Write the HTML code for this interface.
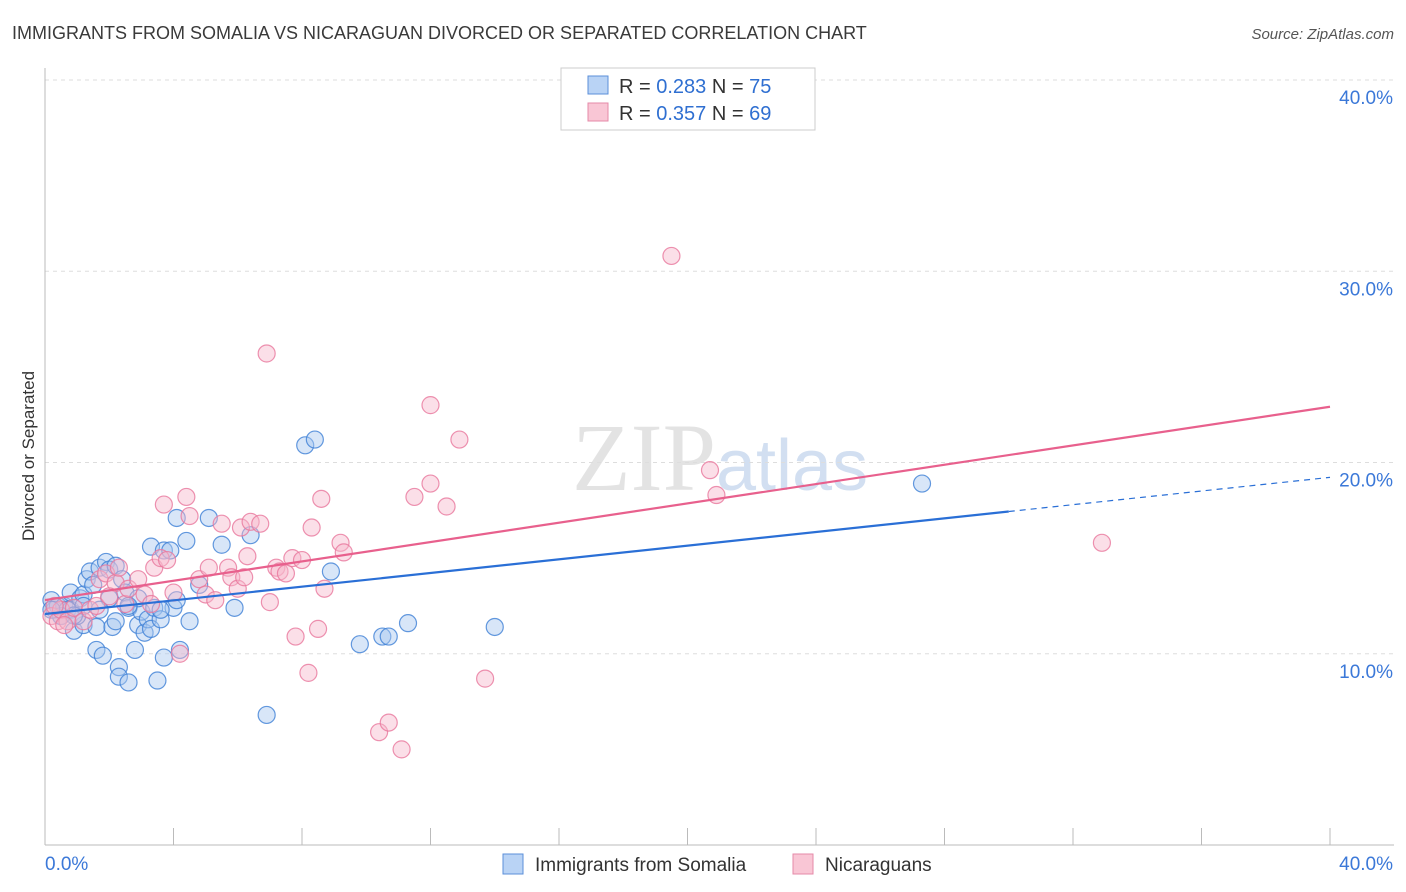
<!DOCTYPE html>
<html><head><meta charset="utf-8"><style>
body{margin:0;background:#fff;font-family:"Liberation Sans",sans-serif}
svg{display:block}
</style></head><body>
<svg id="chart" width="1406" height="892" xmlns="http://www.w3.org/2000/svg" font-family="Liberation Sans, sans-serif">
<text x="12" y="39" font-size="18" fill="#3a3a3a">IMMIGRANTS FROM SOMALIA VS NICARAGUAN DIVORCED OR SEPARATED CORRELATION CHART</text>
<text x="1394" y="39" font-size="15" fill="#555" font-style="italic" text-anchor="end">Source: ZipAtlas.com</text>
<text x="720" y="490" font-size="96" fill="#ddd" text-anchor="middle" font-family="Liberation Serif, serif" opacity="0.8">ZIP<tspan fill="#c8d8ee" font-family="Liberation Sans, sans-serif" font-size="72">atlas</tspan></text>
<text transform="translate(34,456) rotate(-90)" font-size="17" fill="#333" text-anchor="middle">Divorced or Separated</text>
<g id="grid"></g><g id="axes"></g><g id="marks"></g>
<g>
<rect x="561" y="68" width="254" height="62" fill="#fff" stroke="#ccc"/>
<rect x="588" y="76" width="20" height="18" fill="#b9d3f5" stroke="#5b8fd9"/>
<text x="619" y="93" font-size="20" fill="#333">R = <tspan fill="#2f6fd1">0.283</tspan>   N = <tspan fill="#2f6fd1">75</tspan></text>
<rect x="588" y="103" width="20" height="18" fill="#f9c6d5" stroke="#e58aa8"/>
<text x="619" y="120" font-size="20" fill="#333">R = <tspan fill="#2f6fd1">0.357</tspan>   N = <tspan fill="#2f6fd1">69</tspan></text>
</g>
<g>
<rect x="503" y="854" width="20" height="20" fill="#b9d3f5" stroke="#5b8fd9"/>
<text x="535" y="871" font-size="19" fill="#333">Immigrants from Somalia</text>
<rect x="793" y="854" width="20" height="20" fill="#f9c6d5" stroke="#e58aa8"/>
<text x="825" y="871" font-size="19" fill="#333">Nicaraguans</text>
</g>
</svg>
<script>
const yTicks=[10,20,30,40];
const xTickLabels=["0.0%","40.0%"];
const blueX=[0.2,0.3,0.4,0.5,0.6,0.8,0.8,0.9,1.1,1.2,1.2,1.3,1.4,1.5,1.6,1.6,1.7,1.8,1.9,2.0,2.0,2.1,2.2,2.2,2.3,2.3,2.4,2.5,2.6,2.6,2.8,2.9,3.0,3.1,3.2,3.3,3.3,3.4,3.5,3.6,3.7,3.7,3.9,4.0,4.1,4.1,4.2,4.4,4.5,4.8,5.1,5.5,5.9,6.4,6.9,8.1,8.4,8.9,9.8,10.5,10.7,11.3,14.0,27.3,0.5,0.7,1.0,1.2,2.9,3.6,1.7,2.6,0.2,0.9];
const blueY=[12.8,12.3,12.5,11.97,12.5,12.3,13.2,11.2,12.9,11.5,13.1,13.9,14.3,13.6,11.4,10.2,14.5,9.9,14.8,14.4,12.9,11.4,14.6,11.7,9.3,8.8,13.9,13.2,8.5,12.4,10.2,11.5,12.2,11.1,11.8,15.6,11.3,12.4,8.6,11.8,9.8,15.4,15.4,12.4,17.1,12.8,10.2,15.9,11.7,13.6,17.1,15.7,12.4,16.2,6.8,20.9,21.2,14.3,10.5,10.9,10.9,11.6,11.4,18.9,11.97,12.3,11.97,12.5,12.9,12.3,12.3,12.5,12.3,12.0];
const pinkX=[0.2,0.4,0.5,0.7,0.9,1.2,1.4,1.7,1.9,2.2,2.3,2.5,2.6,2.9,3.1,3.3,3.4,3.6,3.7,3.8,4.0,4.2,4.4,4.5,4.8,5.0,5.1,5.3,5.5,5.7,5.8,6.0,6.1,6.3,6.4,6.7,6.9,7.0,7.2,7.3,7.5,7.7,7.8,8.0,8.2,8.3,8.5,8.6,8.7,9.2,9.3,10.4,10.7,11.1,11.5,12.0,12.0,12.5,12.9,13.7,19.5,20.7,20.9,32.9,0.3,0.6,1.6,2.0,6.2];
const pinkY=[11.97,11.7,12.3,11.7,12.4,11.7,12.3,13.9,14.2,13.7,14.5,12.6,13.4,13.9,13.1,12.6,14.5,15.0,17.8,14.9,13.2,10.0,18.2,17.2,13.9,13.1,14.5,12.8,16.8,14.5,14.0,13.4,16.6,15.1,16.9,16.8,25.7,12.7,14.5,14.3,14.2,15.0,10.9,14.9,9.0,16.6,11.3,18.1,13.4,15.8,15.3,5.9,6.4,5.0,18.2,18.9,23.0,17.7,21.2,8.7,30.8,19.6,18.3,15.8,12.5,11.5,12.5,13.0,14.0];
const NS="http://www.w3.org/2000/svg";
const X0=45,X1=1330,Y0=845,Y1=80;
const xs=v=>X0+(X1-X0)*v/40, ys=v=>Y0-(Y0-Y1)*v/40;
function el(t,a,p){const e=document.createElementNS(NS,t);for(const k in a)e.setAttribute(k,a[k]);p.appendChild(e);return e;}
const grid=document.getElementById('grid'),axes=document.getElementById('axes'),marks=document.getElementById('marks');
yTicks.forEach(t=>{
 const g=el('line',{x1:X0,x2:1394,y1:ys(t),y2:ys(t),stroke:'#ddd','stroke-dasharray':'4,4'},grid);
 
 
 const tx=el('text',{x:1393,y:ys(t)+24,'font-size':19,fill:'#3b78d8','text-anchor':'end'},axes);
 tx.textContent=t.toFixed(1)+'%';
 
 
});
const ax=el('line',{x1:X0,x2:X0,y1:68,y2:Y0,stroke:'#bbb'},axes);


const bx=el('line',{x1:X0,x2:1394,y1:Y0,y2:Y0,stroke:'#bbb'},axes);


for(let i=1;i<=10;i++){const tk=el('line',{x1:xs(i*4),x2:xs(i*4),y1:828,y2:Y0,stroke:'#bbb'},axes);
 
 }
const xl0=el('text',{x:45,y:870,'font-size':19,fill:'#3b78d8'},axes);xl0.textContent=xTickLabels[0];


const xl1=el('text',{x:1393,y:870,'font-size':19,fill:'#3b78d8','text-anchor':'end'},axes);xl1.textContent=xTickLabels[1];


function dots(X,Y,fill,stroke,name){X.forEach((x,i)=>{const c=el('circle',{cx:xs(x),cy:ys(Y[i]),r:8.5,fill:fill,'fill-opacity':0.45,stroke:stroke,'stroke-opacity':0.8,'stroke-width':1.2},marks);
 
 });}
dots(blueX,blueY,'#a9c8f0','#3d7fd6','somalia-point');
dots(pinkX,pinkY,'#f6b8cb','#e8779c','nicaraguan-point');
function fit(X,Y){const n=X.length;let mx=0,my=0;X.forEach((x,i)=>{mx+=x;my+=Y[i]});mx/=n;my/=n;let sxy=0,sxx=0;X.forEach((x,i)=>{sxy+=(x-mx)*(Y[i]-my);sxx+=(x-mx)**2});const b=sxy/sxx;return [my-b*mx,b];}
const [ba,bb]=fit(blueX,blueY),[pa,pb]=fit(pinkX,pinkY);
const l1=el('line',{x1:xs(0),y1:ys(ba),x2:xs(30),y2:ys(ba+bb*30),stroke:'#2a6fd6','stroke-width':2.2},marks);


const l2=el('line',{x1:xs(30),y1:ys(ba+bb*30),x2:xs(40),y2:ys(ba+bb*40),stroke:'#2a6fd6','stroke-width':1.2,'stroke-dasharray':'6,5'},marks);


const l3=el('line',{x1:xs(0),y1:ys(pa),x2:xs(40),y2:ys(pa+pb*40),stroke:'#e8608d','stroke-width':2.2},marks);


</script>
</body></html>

### WHAT IS NEEDED
Repeat verbatim all the material, but not the pictures.

### RESPONSE
Write the HTML code for this interface.
<!DOCTYPE html>
<html><head><meta charset="utf-8"><style>
body{margin:0;background:#fff;font-family:"Liberation Sans",sans-serif}
svg{display:block}
</style></head><body>
<svg id="chart" width="1406" height="892" xmlns="http://www.w3.org/2000/svg" font-family="Liberation Sans, sans-serif">
<text x="12" y="39" font-size="18" fill="#3a3a3a">IMMIGRANTS FROM SOMALIA VS NICARAGUAN DIVORCED OR SEPARATED CORRELATION CHART</text>
<text x="1394" y="39" font-size="15" fill="#555" font-style="italic" text-anchor="end">Source: ZipAtlas.com</text>
<text x="720" y="490" font-size="96" fill="#ddd" text-anchor="middle" font-family="Liberation Serif, serif" opacity="0.8">ZIP<tspan fill="#c8d8ee" font-family="Liberation Sans, sans-serif" font-size="72">atlas</tspan></text>
<text transform="translate(34,456) rotate(-90)" font-size="17" fill="#333" text-anchor="middle">Divorced or Separated</text>
<g id="grid"></g><g id="axes"></g><g id="marks"></g>
<g>
<rect x="561" y="68" width="254" height="62" fill="#fff" stroke="#ccc"/>
<rect x="588" y="76" width="20" height="18" fill="#b9d3f5" stroke="#5b8fd9"/>
<text x="619" y="93" font-size="20" fill="#333">R = <tspan fill="#2f6fd1">0.283</tspan>   N = <tspan fill="#2f6fd1">75</tspan></text>
<rect x="588" y="103" width="20" height="18" fill="#f9c6d5" stroke="#e58aa8"/>
<text x="619" y="120" font-size="20" fill="#333">R = <tspan fill="#2f6fd1">0.357</tspan>   N = <tspan fill="#2f6fd1">69</tspan></text>
</g>
<g>
<rect x="503" y="854" width="20" height="20" fill="#b9d3f5" stroke="#5b8fd9"/>
<text x="535" y="871" font-size="19" fill="#333">Immigrants from Somalia</text>
<rect x="793" y="854" width="20" height="20" fill="#f9c6d5" stroke="#e58aa8"/>
<text x="825" y="871" font-size="19" fill="#333">Nicaraguans</text>
</g>
</svg>
<script>
const yTicks=[10,20,30,40];
const xTickLabels=["0.0%","40.0%"];
const blueX=[0.2,0.3,0.4,0.5,0.6,0.8,0.8,0.9,1.1,1.2,1.2,1.3,1.4,1.5,1.6,1.6,1.7,1.8,1.9,2.0,2.0,2.1,2.2,2.2,2.3,2.3,2.4,2.5,2.6,2.6,2.8,2.9,3.0,3.1,3.2,3.3,3.3,3.4,3.5,3.6,3.7,3.7,3.9,4.0,4.1,4.1,4.2,4.4,4.5,4.8,5.1,5.5,5.9,6.4,6.9,8.1,8.4,8.9,9.8,10.5,10.7,11.3,14.0,27.3,0.5,0.7,1.0,1.2,2.9,3.6,1.7,2.6,0.2,0.9];
const blueY=[12.8,12.3,12.5,11.97,12.5,12.3,13.2,11.2,12.9,11.5,13.1,13.9,14.3,13.6,11.4,10.2,14.5,9.9,14.8,14.4,12.9,11.4,14.6,11.7,9.3,8.8,13.9,13.2,8.5,12.4,10.2,11.5,12.2,11.1,11.8,15.6,11.3,12.4,8.6,11.8,9.8,15.4,15.4,12.4,17.1,12.8,10.2,15.9,11.7,13.6,17.1,15.7,12.4,16.2,6.8,20.9,21.2,14.3,10.5,10.9,10.9,11.6,11.4,18.9,11.97,12.3,11.97,12.5,12.9,12.3,12.3,12.5,12.3,12.0];
const pinkX=[0.2,0.4,0.5,0.7,0.9,1.2,1.4,1.7,1.9,2.2,2.3,2.5,2.6,2.9,3.1,3.3,3.4,3.6,3.7,3.8,4.0,4.2,4.4,4.5,4.8,5.0,5.1,5.3,5.5,5.7,5.8,6.0,6.1,6.3,6.4,6.7,6.9,7.0,7.2,7.3,7.5,7.7,7.8,8.0,8.2,8.3,8.5,8.6,8.7,9.2,9.3,10.4,10.7,11.1,11.5,12.0,12.0,12.5,12.9,13.7,19.5,20.7,20.9,32.9,0.3,0.6,1.6,2.0,6.2];
const pinkY=[11.97,11.7,12.3,11.7,12.4,11.7,12.3,13.9,14.2,13.7,14.5,12.6,13.4,13.9,13.1,12.6,14.5,15.0,17.8,14.9,13.2,10.0,18.2,17.2,13.9,13.1,14.5,12.8,16.8,14.5,14.0,13.4,16.6,15.1,16.9,16.8,25.7,12.7,14.5,14.3,14.2,15.0,10.9,14.9,9.0,16.6,11.3,18.1,13.4,15.8,15.3,5.9,6.4,5.0,18.2,18.9,23.0,17.7,21.2,8.7,30.8,19.6,18.3,15.8,12.5,11.5,12.5,13.0,14.0];
const NS="http://www.w3.org/2000/svg";
const X0=45,X1=1330,Y0=845,Y1=80;
const xs=v=>X0+(X1-X0)*v/40, ys=v=>Y0-(Y0-Y1)*v/40;
function el(t,a,p){const e=document.createElementNS(NS,t);for(const k in a)e.setAttribute(k,a[k]);p.appendChild(e);return e;}
const grid=document.getElementById('grid'),axes=document.getElementById('axes'),marks=document.getElementById('marks');
yTicks.forEach(t=>{
 const g=el('line',{x1:X0,x2:1394,y1:ys(t),y2:ys(t),stroke:'#ddd','stroke-dasharray':'4,4'},grid);
 
 
 const tx=el('text',{x:1393,y:ys(t)+24,'font-size':19,fill:'#3b78d8','text-anchor':'end'},axes);
 tx.textContent=t.toFixed(1)+'%';
 
 
});
const ax=el('line',{x1:X0,x2:X0,y1:68,y2:Y0,stroke:'#bbb'},axes);


const bx=el('line',{x1:X0,x2:1394,y1:Y0,y2:Y0,stroke:'#bbb'},axes);


for(let i=1;i<=10;i++){const tk=el('line',{x1:xs(i*4),x2:xs(i*4),y1:828,y2:Y0,stroke:'#bbb'},axes);
 
 }
const xl0=el('text',{x:45,y:870,'font-size':19,fill:'#3b78d8'},axes);xl0.textContent=xTickLabels[0];


const xl1=el('text',{x:1393,y:870,'font-size':19,fill:'#3b78d8','text-anchor':'end'},axes);xl1.textContent=xTickLabels[1];


function dots(X,Y,fill,stroke,name){X.forEach((x,i)=>{const c=el('circle',{cx:xs(x),cy:ys(Y[i]),r:8.5,fill:fill,'fill-opacity':0.45,stroke:stroke,'stroke-opacity':0.8,'stroke-width':1.2},marks);
 
 });}
dots(blueX,blueY,'#a9c8f0','#3d7fd6','somalia-point');
dots(pinkX,pinkY,'#f6b8cb','#e8779c','nicaraguan-point');
function fit(X,Y){const n=X.length;let mx=0,my=0;X.forEach((x,i)=>{mx+=x;my+=Y[i]});mx/=n;my/=n;let sxy=0,sxx=0;X.forEach((x,i)=>{sxy+=(x-mx)*(Y[i]-my);sxx+=(x-mx)**2});const b=sxy/sxx;return [my-b*mx,b];}
const [ba,bb]=fit(blueX,blueY),[pa,pb]=fit(pinkX,pinkY);
const l1=el('line',{x1:xs(0),y1:ys(ba),x2:xs(30),y2:ys(ba+bb*30),stroke:'#2a6fd6','stroke-width':2.2},marks);


const l2=el('line',{x1:xs(30),y1:ys(ba+bb*30),x2:xs(40),y2:ys(ba+bb*40),stroke:'#2a6fd6','stroke-width':1.2,'stroke-dasharray':'6,5'},marks);


const l3=el('line',{x1:xs(0),y1:ys(pa),x2:xs(40),y2:ys(pa+pb*40),stroke:'#e8608d','stroke-width':2.2},marks);


</script>
</body></html>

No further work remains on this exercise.